To regard different cross-sectional shapes, two correction factors have been introduced, which can be used to get the correct cross-sectional area for a specimen measured with a caliper gauge.

Mechanical tests included uniaxial tension with different loading sequences. For the multi-hysteresis tests it can be seen that the 3D-printed specimens show the same inelastic material behavior as the injection molded ones. Only the variance between multiple samples is higher for the additive manufacturing method. In contrast, uniaxial tension until rupture shows an influence of the cutting angles.

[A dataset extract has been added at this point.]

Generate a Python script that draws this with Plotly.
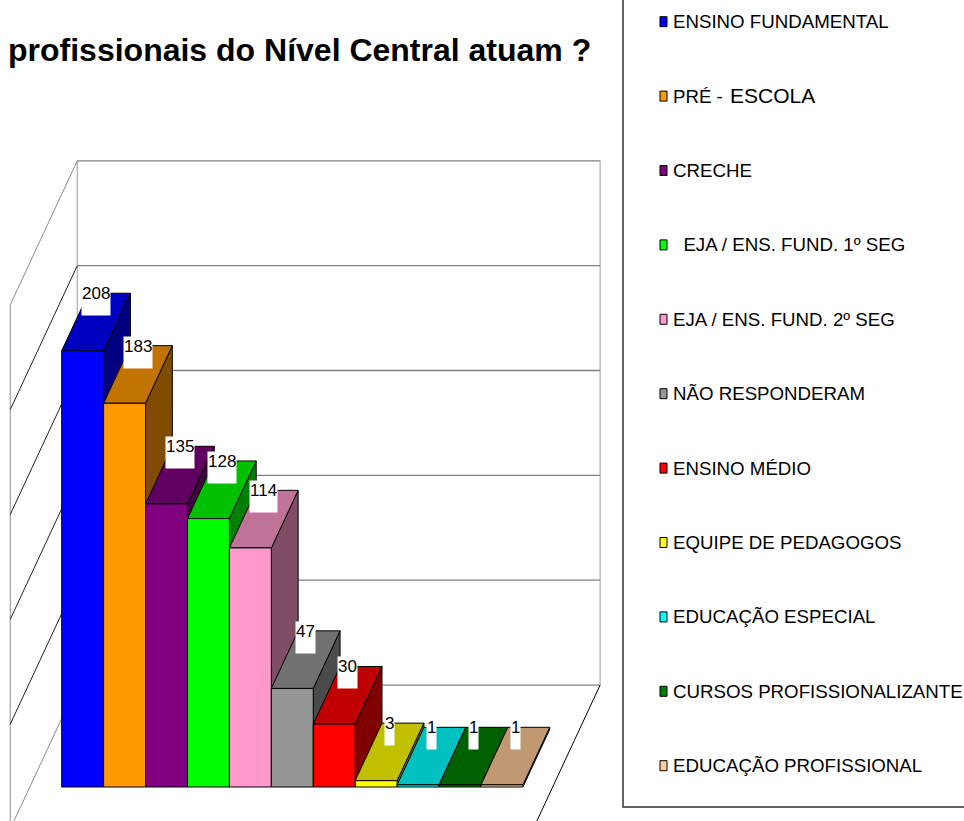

In particular, the maximal stretch decreases with higher cutting angle due to the notch effect of semicircles resulting from layer-wise printing.

It can be summarized that the inelastic material behavior of the printed material is the same for injection molding and the SEAM process (for the case of the presented processing parameters). However, a broader experimental basis (e.g., strain rate variations, temperature variations, loading cases other than uniaxial tension, fatigue tests) should be targeted in future work. Beyond that, it is also planned to investigate the local strain heterogeneities of the \({45}^{\circ }\) and \( {90}^{\circ }\) specimens by the help of full field measurements (e.g., by digital image correlation) and finite-element simulations. For the latter, a choice of a suitable material model and a corresponding parameter identification have to be conducted. For the case of monotonic loading, standard hyperelastic material models might be sufficient. However, for the case of cyclic loading, an appropriate material model to capture the rubber-like phenomena must be applied. Here, for example, the MORPH model seems to be a promising approach (see e.g., [3, 12]).